**Supplied material**
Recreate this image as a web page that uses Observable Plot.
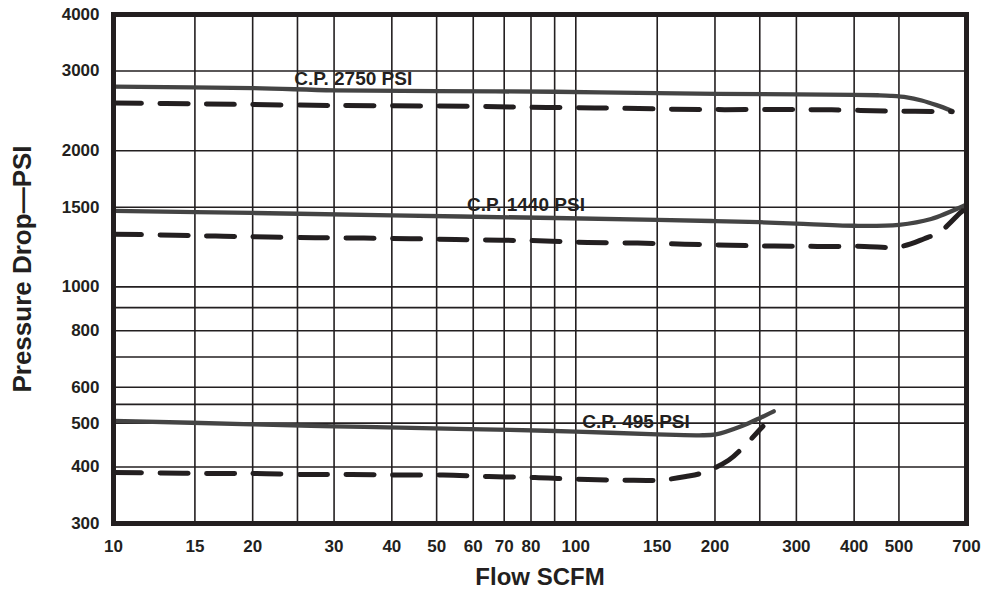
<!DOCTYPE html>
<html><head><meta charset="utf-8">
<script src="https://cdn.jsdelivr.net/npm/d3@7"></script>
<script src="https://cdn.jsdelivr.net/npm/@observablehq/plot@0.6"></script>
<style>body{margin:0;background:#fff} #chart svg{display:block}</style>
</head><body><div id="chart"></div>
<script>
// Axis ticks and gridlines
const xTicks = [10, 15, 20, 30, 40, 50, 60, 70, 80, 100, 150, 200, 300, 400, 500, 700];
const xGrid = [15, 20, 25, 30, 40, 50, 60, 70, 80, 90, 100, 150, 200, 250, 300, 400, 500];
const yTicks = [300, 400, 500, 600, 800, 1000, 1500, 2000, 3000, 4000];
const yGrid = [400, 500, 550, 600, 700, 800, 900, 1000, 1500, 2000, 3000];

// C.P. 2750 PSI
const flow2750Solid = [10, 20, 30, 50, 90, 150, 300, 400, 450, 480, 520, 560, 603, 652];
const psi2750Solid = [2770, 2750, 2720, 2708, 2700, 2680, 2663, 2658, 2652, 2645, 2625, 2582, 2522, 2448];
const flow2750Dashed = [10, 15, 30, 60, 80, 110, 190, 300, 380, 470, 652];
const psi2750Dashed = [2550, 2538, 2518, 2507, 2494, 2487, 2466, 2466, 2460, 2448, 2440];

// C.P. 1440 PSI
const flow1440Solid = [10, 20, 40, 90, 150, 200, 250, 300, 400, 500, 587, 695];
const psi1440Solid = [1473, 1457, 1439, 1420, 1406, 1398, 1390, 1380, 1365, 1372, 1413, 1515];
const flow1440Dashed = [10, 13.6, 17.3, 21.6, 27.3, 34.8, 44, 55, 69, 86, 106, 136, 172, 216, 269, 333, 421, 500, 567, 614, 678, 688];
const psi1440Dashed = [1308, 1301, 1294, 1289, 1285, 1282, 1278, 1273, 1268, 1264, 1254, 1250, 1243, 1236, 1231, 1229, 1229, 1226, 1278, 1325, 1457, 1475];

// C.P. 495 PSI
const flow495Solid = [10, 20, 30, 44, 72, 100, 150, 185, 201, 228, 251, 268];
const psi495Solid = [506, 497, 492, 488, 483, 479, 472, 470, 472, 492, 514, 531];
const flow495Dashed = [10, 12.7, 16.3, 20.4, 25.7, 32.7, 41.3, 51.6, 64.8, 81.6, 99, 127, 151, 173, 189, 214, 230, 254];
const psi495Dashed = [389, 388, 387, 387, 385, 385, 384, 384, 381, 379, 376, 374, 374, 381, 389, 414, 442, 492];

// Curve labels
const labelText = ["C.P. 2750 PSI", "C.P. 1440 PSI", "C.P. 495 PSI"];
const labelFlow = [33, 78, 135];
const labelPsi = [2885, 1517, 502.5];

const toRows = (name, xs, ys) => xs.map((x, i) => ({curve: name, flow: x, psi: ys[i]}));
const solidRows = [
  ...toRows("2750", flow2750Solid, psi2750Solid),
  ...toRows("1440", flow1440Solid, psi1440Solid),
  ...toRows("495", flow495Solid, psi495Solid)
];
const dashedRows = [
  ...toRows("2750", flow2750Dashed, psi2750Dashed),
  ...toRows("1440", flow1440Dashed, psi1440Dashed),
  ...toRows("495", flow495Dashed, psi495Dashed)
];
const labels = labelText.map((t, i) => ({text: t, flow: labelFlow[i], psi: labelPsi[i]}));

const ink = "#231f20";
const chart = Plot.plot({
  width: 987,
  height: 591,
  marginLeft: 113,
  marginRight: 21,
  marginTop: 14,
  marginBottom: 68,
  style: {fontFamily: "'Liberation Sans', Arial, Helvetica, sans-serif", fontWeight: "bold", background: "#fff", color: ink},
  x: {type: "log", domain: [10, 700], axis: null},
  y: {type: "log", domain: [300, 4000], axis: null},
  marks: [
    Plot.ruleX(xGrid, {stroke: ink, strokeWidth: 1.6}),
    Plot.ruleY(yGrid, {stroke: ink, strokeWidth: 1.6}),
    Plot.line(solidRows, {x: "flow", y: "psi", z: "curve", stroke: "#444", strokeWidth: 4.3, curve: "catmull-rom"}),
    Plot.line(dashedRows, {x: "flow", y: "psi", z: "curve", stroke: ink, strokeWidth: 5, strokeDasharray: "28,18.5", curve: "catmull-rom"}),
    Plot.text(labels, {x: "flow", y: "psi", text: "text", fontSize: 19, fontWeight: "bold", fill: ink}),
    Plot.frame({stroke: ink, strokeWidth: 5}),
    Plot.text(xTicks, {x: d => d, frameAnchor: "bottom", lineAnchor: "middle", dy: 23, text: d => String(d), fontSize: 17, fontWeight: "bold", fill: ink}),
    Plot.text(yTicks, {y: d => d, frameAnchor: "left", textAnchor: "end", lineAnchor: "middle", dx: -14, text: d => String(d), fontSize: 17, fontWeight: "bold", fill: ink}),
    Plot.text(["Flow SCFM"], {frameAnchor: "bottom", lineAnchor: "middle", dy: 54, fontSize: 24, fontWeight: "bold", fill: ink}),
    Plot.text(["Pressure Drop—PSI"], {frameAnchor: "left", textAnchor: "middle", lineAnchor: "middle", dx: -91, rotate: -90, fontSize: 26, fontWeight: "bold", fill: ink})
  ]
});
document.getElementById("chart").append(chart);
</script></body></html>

**Exercise description**
Keep every word of the data as it is when you write it out, but drop the pictures.

**Output**
Recreate this image as a web page that uses Observable Plot.
<!DOCTYPE html>
<html><head><meta charset="utf-8">
<script src="https://cdn.jsdelivr.net/npm/d3@7"></script>
<script src="https://cdn.jsdelivr.net/npm/@observablehq/plot@0.6"></script>
<style>body{margin:0;background:#fff} #chart svg{display:block}</style>
</head><body><div id="chart"></div>
<script>
// Axis ticks and gridlines
const xTicks = [10, 15, 20, 30, 40, 50, 60, 70, 80, 100, 150, 200, 300, 400, 500, 700];
const xGrid = [15, 20, 25, 30, 40, 50, 60, 70, 80, 90, 100, 150, 200, 250, 300, 400, 500];
const yTicks = [300, 400, 500, 600, 800, 1000, 1500, 2000, 3000, 4000];
const yGrid = [400, 500, 550, 600, 700, 800, 900, 1000, 1500, 2000, 3000];

// C.P. 2750 PSI
const flow2750Solid = [10, 20, 30, 50, 90, 150, 300, 400, 450, 480, 520, 560, 603, 652];
const psi2750Solid = [2770, 2750, 2720, 2708, 2700, 2680, 2663, 2658, 2652, 2645, 2625, 2582, 2522, 2448];
const flow2750Dashed = [10, 15, 30, 60, 80, 110, 190, 300, 380, 470, 652];
const psi2750Dashed = [2550, 2538, 2518, 2507, 2494, 2487, 2466, 2466, 2460, 2448, 2440];

// C.P. 1440 PSI
const flow1440Solid = [10, 20, 40, 90, 150, 200, 250, 300, 400, 500, 587, 695];
const psi1440Solid = [1473, 1457, 1439, 1420, 1406, 1398, 1390, 1380, 1365, 1372, 1413, 1515];
const flow1440Dashed = [10, 13.6, 17.3, 21.6, 27.3, 34.8, 44, 55, 69, 86, 106, 136, 172, 216, 269, 333, 421, 500, 567, 614, 678, 688];
const psi1440Dashed = [1308, 1301, 1294, 1289, 1285, 1282, 1278, 1273, 1268, 1264, 1254, 1250, 1243, 1236, 1231, 1229, 1229, 1226, 1278, 1325, 1457, 1475];

// C.P. 495 PSI
const flow495Solid = [10, 20, 30, 44, 72, 100, 150, 185, 201, 228, 251, 268];
const psi495Solid = [506, 497, 492, 488, 483, 479, 472, 470, 472, 492, 514, 531];
const flow495Dashed = [10, 12.7, 16.3, 20.4, 25.7, 32.7, 41.3, 51.6, 64.8, 81.6, 99, 127, 151, 173, 189, 214, 230, 254];
const psi495Dashed = [389, 388, 387, 387, 385, 385, 384, 384, 381, 379, 376, 374, 374, 381, 389, 414, 442, 492];

// Curve labels
const labelText = ["C.P. 2750 PSI", "C.P. 1440 PSI", "C.P. 495 PSI"];
const labelFlow = [33, 78, 135];
const labelPsi = [2885, 1517, 502.5];

const toRows = (name, xs, ys) => xs.map((x, i) => ({curve: name, flow: x, psi: ys[i]}));
const solidRows = [
  ...toRows("2750", flow2750Solid, psi2750Solid),
  ...toRows("1440", flow1440Solid, psi1440Solid),
  ...toRows("495", flow495Solid, psi495Solid)
];
const dashedRows = [
  ...toRows("2750", flow2750Dashed, psi2750Dashed),
  ...toRows("1440", flow1440Dashed, psi1440Dashed),
  ...toRows("495", flow495Dashed, psi495Dashed)
];
const labels = labelText.map((t, i) => ({text: t, flow: labelFlow[i], psi: labelPsi[i]}));

const ink = "#231f20";
const chart = Plot.plot({
  width: 987,
  height: 591,
  marginLeft: 113,
  marginRight: 21,
  marginTop: 14,
  marginBottom: 68,
  style: {fontFamily: "'Liberation Sans', Arial, Helvetica, sans-serif", fontWeight: "bold", background: "#fff", color: ink},
  x: {type: "log", domain: [10, 700], axis: null},
  y: {type: "log", domain: [300, 4000], axis: null},
  marks: [
    Plot.ruleX(xGrid, {stroke: ink, strokeWidth: 1.6}),
    Plot.ruleY(yGrid, {stroke: ink, strokeWidth: 1.6}),
    Plot.line(solidRows, {x: "flow", y: "psi", z: "curve", stroke: "#444", strokeWidth: 4.3, curve: "catmull-rom"}),
    Plot.line(dashedRows, {x: "flow", y: "psi", z: "curve", stroke: ink, strokeWidth: 5, strokeDasharray: "28,18.5", curve: "catmull-rom"}),
    Plot.text(labels, {x: "flow", y: "psi", text: "text", fontSize: 19, fontWeight: "bold", fill: ink}),
    Plot.frame({stroke: ink, strokeWidth: 5}),
    Plot.text(xTicks, {x: d => d, frameAnchor: "bottom", lineAnchor: "middle", dy: 23, text: d => String(d), fontSize: 17, fontWeight: "bold", fill: ink}),
    Plot.text(yTicks, {y: d => d, frameAnchor: "left", textAnchor: "end", lineAnchor: "middle", dx: -14, text: d => String(d), fontSize: 17, fontWeight: "bold", fill: ink}),
    Plot.text(["Flow SCFM"], {frameAnchor: "bottom", lineAnchor: "middle", dy: 54, fontSize: 24, fontWeight: "bold", fill: ink}),
    Plot.text(["Pressure Drop—PSI"], {frameAnchor: "left", textAnchor: "middle", lineAnchor: "middle", dx: -91, rotate: -90, fontSize: 26, fontWeight: "bold", fill: ink})
  ]
});
document.getElementById("chart").append(chart);
</script></body></html>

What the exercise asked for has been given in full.